The property is the last single‐family home remaining in the Company’s asset portfolio. The closing of the sale is subject to a number of contingencies, including the satisfactory completion of the purchaser’s due diligence. No assurance can be given that all such contingencies will be satisfied or that the closing of the sale will occur.
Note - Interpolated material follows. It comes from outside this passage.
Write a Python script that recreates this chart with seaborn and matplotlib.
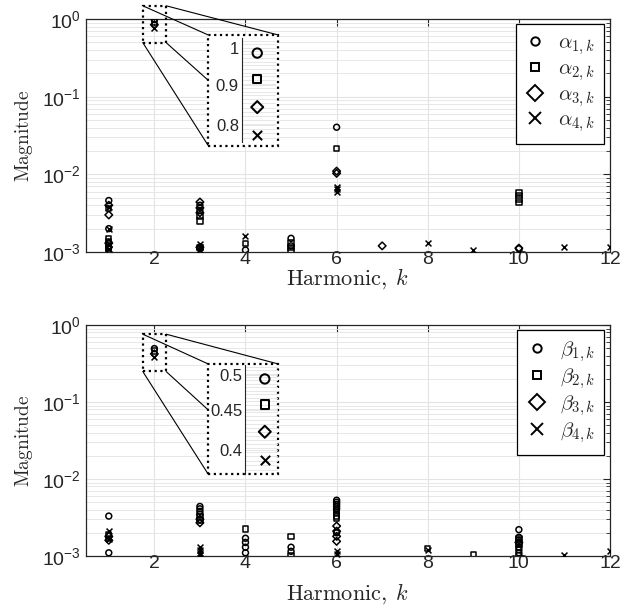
import numpy as np
import pandas as pd
import matplotlib
matplotlib.use('Agg')
import matplotlib.pyplot as plt
import seaborn as sns
from matplotlib.lines import Line2D
from matplotlib.patches import Rectangle, ConnectionPatch
from matplotlib.ticker import FixedLocator, NullFormatter, LogLocator, NullLocator

sns.set_theme(style='white')
plt.rcParams['font.family'] = ['Liberation Sans', 'DejaVu Sans']
plt.rcParams['mathtext.fontset'] = 'cm'

# ---------------- data ----------------
harmonic_ticks = [2, 4, 6, 8, 10, 12]
ytick_vals = [1e-3, 1e-2, 1e-1, 1e0]
ytick_labels = [r'$\mathregular{10^{-3}}$', r'$\mathregular{10^{-2}}$',
                r'$\mathregular{10^{-1}}$', r'$\mathregular{10^{0}}$']

alpha_names = [r'$\alpha_{1,k}$', r'$\alpha_{2,k}$', r'$\alpha_{3,k}$', r'$\alpha_{4,k}$']
beta_names = [r'$\beta_{1,k}$', r'$\beta_{2,k}$', r'$\beta_{3,k}$', r'$\beta_{4,k}$']

a1_k = [1, 1, 1, 2, 3, 3, 3, 4, 5, 5, 6, 10]
a1_v = [4.6e-3, 2.0e-3, 1.15e-3, 0.986, 4.0e-3, 3.4e-3, 1.1e-3, 1.06e-3, 1.5e-3, 1.2e-3, 0.0404, 1.1e-3]
a2_k = [1, 1, 1, 1, 1, 1, 2, 3, 3, 3, 4, 5, 5, 5, 6, 10, 10, 10, 10]
a2_v = [3.6e-3, 1.5e-3, 1.35e-3, 1.2e-3, 1.1e-3, 1.02e-3, 0.914, 2.9e-3, 2.5e-3, 1.15e-3,
        1.29e-3, 1.3e-3, 1.15e-3, 1.05e-3, 0.0217, 5.8e-3, 5.3e-3, 4.8e-3, 4.3e-3]
a3_k = [1, 1, 1, 2, 3, 3, 3, 3, 6, 6, 7, 10]
a3_v = [4.0e-3, 3.0e-3, 1.3e-3, 0.843, 4.4e-3, 3.7e-3, 3.2e-3, 1.15e-3, 0.0110, 0.0103, 1.2e-3, 1.12e-3]
a4_k = [1, 1, 1, 1, 2, 3, 3, 3, 4, 6, 6, 6, 8, 9, 10, 11, 12]
a4_v = [3.8e-3, 2.0e-3, 1.25e-3, 1.1e-3, 0.777, 1.25e-3, 1.15e-3, 1.05e-3, 1.6e-3,
        6.8e-3, 6.4e-3, 6.0e-3, 1.29e-3, 1.06e-3, 1.0e-3, 1.17e-3, 1.17e-3]

b1_k = [1, 1, 2, 3, 3, 3, 3, 4, 4, 4, 4, 5, 5, 6, 6, 6, 6, 6, 6, 10, 10, 10, 10, 10, 10, 10, 10]
b1_v = [3.3e-3, 1.1e-3, 0.494, 4.4e-3, 4.1e-3, 3.8e-3, 3.5e-3, 1.7e-3, 1.5e-3, 1.3e-3, 1.1e-3,
        1.3e-3, 1.15e-3, 5.3e-3, 5.0e-3, 4.7e-3, 4.4e-3, 4.1e-3, 2.0e-3,
        2.2e-3, 1.75e-3, 1.6e-3, 1.45e-3, 1.3e-3, 1.2e-3, 1.1e-3, 1.02e-3]
b2_k = [1, 1, 2, 3, 3, 4, 5, 5, 6, 6, 6, 6, 8, 9, 10, 10]
b2_v = [1.9e-3, 1.7e-3, 0.458, 3.2e-3, 2.9e-3, 2.25e-3, 1.8e-3, 1.02e-3,
        3.9e-3, 3.6e-3, 3.3e-3, 3.1e-3, 1.26e-3, 1.05e-3, 1.7e-3, 1.4e-3]
b3_k = [1, 1, 2, 3, 3, 6, 6, 6, 6, 10]
b3_v = [1.8e-3, 1.6e-3, 0.422, 3.0e-3, 2.7e-3, 2.45e-3, 2.1e-3, 1.8e-3, 1.55e-3, 1.5e-3]
b4_k = [1, 1, 2, 3, 3, 3, 3, 6, 6, 8, 11, 12]
b4_v = [2.1e-3, 1.65e-3, 0.388, 1.3e-3, 1.2e-3, 1.1e-3, 1.02e-3, 1.15e-3, 1.05e-3, 1.2e-3, 1.03e-3, 1.16e-3]

inset_top_ticks = [0.8, 0.9, 1.0]
inset_top_labels = ['0.8', '0.9', '1']
inset_bot_ticks = [0.4, 0.45, 0.5]
inset_bot_labels = ['0.4', '0.45', '0.5']

# ---------------- helpers ----------------
W, H = 624, 614
fig = plt.figure(figsize=(W / 100, H / 100), dpi=100)
fig.patch.set_facecolor('white')

EDGE = '#262626'
GRID = '#e3e3e3'


def px(x, y):
    return (x / W, 1 - y / H)


def make_df(ks, vs, names):
    frames = []
    for k, v, n in zip(ks, vs, names):
        frames.append(pd.DataFrame({'k': k, 'value': v, 'series': n}))
    return pd.concat(frames, ignore_index=True)


def draw_points(ax, df, names, scale=1.0):
    specs = [('o', 18), ('s', 15), ('D', 15), ('x', 18)]
    lw = 1.1 * max(1, scale ** 0.3)
    for n, (m, s) in zip(names, specs):
        sub = df[df['series'] == n]
        if m == 'x':
            sns.scatterplot(data=sub, x='k', y='value', marker='x', s=s * scale,
                            color='black', linewidth=lw, ax=ax, legend=False, zorder=3)
        else:
            sns.scatterplot(data=sub, x='k', y='value', marker=m, s=s * scale,
                            facecolor='none', edgecolor='black', linewidth=lw,
                            ax=ax, legend=False, zorder=3)


def style_main(ax, xlabelpad):
    ax.set_yscale('log')
    ax.set_xlim(0.5, 12)
    ax.set_ylim(1e-3, 1)
    ax.set_xticks(harmonic_ticks)
    ax.set_xticklabels([str(t) for t in harmonic_ticks], fontsize=14, color=EDGE)
    ax.set_yticks(ytick_vals)
    ax.set_yticklabels(ytick_labels, fontsize=14, color=EDGE)
    ax.yaxis.set_minor_locator(LogLocator(base=10, subs=np.arange(2, 10)))
    ax.yaxis.set_minor_formatter(NullFormatter())
    ax.xaxis.set_minor_locator(NullLocator())
    ax.tick_params(which='both', direction='in', top=True, right=True, color=EDGE)
    ax.tick_params(which='major', length=5, width=0.8)
    ax.tick_params(which='minor', length=3, width=0.6)
    ax.tick_params(axis='x', which='major', pad=-1)
    ax.tick_params(axis='y', which='major', pad=4)
    ax.grid(True, which='major', color=GRID, linewidth=0.8)
    ax.grid(True, which='minor', axis='y', color=GRID, linewidth=0.6)
    ax.set_axisbelow(True)
    for sp in ax.spines.values():
        sp.set_visible(True)
        sp.set_color(EDGE)
        sp.set_linewidth(0.9)
    ax.set_xlabel(r'$\mathrm{Harmonic,}\;k$', fontsize=16, labelpad=xlabelpad)
    ax.set_ylabel(r'$\mathrm{Magnitude}$', fontsize=14, labelpad=5)


def add_legend(ax, names, anchor):
    specs = [('o', 6), ('s', 6), ('D', 8), ('x', 8)]
    handles = []
    for n, (m, ms) in zip(names, specs):
        if m == 'x':
            handles.append(Line2D([], [], linestyle='none', marker='x', markersize=ms,
                                  color='black', markeredgewidth=1.4, label=n))
        else:
            handles.append(Line2D([], [], linestyle='none', marker=m, markersize=ms,
                                  markerfacecolor='none', markeredgecolor='black',
                                  markeredgewidth=1.4, label=n))
    leg = ax.legend(handles=handles, loc='upper right', bbox_to_anchor=anchor,
                    borderaxespad=0, fontsize=15, frameon=True, fancybox=False,
                    framealpha=1, edgecolor='black', labelspacing=0.1,
                    handletextpad=0.6, handlelength=1.0, borderpad=0.45)
    leg.get_frame().set_linewidth(0.9)
    leg.set_zorder(5)


def add_inset(ax, df, names, in_rect, box_px, src_x, src_y, ylim, ticks, labels,
              minor_step, join_frac, xlim):
    x0, y0, x1, y1 = box_px
    bl = px(x0, y1)
    bw = (x1 - x0) / W
    bh = (y1 - y0) / H
    fig.add_artist(Rectangle(bl, bw, bh, transform=fig.transFigure,
                             facecolor='white', edgecolor='black', linestyle=(0, (1, 1.6)),
                             linewidth=1.6, zorder=4))
    axin = fig.add_axes(in_rect, zorder=6)
    axin.patch.set_alpha(0)
    sub = df[df['k'] == 2]
    draw_points(axin, sub, names, scale=2.5)
    axin.set_yscale('log')
    axin.set_ylim(*ylim)
    axin.set_xlim(*xlim)
    axin.set_yticks(ticks)
    axin.set_yticklabels(labels, fontsize=12, color=EDGE)
    axin.yaxis.set_minor_locator(FixedLocator(np.arange(ylim[0], ylim[1], minor_step)))
    axin.yaxis.set_minor_formatter(NullFormatter())
    axin.set_xticks([])
    axin.tick_params(which='both', direction='in', color=EDGE, pad=2)
    axin.tick_params(which='major', length=4)
    axin.tick_params(which='minor', length=2)
    axin.grid(True, which='both', axis='y', color=GRID, linewidth=0.6)
    for name, sp in axin.spines.items():
        sp.set_visible(name == 'left')
        sp.set_color(EDGE)
        sp.set_linewidth(0.8)
    axin.set_xlabel('')
    axin.set_ylabel('')

    sx0, sx1 = src_x
    sy0, sy1 = src_y
    ax.add_patch(Rectangle((sx0, sy0), sx1 - sx0, sy1 - sy0, transform=ax.transData,
                           fill=False, edgecolor='black', linestyle=(0, (1, 1.6)),
                           linewidth=1.6, clip_on=False, zorder=4))
    joins = [((sx0, sy1), px(x0, y0)),
             ((sx1, sy1), px(x1, y0)),
             ((sx1, sy0), px(x0, y0 + join_frac * (y1 - y0))),
             ((sx0, sy0), px(x0, y1))]
    for a, b in joins:
        cp = ConnectionPatch(xyA=a, coordsA=ax.transData, xyB=b, coordsB=fig.transFigure,
                             color='black', linewidth=0.8, zorder=3.5)
        fig.add_artist(cp)


# ---------------- top panel ----------------
df_a = make_df([a1_k, a2_k, a3_k, a4_k], [a1_v, a2_v, a3_v, a4_v], alpha_names)
ax1 = fig.add_axes([86 / W, 1 - 252 / H, 524 / W, 233 / H])
draw_points(ax1, df_a, alpha_names)
style_main(ax1, -1)
add_legend(ax1, alpha_names, ((604.3 - 86) / 524, (252 - 24.3) / 233))
add_inset(ax1, df_a, alpha_names,
          [241.7 / W, 1 - 142 / H, 34.5 / W, 104 / H],
          (208.3, 35, 278.3, 145.7),
          (1.746, 2.258), (0.497, 1.48),
          (0.762, 1.03), inset_top_ticks, inset_top_labels, 0.01, 0.41,
          (1.91, 2.11))

# ---------------- bottom panel ----------------
df_b = make_df([b1_k, b2_k, b3_k, b4_k], [b1_v, b2_v, b3_v, b4_v], beta_names)
ax2 = fig.add_axes([86 / W, 1 - 556 / H, 524 / W, 231 / H])
draw_points(ax2, df_b, beta_names)
style_main(ax2, 7)
add_legend(ax2, beta_names, ((604.3 - 86) / 524, (556 - 330) / 231))
add_inset(ax2, df_b, beta_names,
          [245 / W, 1 - 474 / H, 33 / W, 109 / H],
          (208.3, 364, 278.3, 474.3),
          (1.746, 2.258), (0.249, 0.76),
          (0.372, 0.515), inset_bot_ticks, inset_bot_labels, 0.005, 0.417,
          (1.88, 2.08))

fig.savefig('out.png', dpi=100, facecolor='white')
Neither the Company nor any of its affiliates has any material relationship with the purchaser other than in respect of the transaction.

Item 9.01
 
(d)
Exhibits
 

10.1
Second Amendment to Limited Liability Company Agreement of Woodbridge Wind-Down Entity LLC
 

SIGNATURES
 
Pursuant to the requirements of the Securities Exchange Act of 1934, the registrant has duly caused this report to be signed on its behalf by the undersigned thereunto duly authorized.
 
Dated: March 29, 2023
Woodbridge Liquidation Trust
   
 
By:
/s/ Michael Goldberg
 
  Michael Goldberg,
 
Liquidation Trustee

The foregoing description of the LLC Agreement Amendment is not intended to be a complete summary of such agreement, and such description is qualified in its entirety by reference to the LLC Agreement Amendment filed herewith as Exhibit 10.1 to this Current Report on Form 8-K.
 
Certain statements included in this Current Report on Form 8-K are forward-looking statements.  Those statements include, without limitation, financial guidance, and projections and statements with respect to expectation of future financial condition, plans, targets, and goals.  Such forward-looking statements also include statements that are preceded by, followed by, or that include the words “believes”, “estimates”, “plans”, “expects”, “intends”, “is anticipated”, “will continue”, “project”, “may”, “could”, “would”, “should” and similar expressions, and all other statements that are not historical facts.  All such forward-looking statements are based on the Wind Down Entity’s current expectations and involve risks and uncertainties which may cause actual results to differ materially from those set forth in such statements.  These risks and uncertainties are beyond the ability of the Wind Down Entity to control, and in many cases, the Wind Down Entity cannot predict the risks and uncertainties that could cause its actual results to differ materially from those indicated by the forward-looking statements.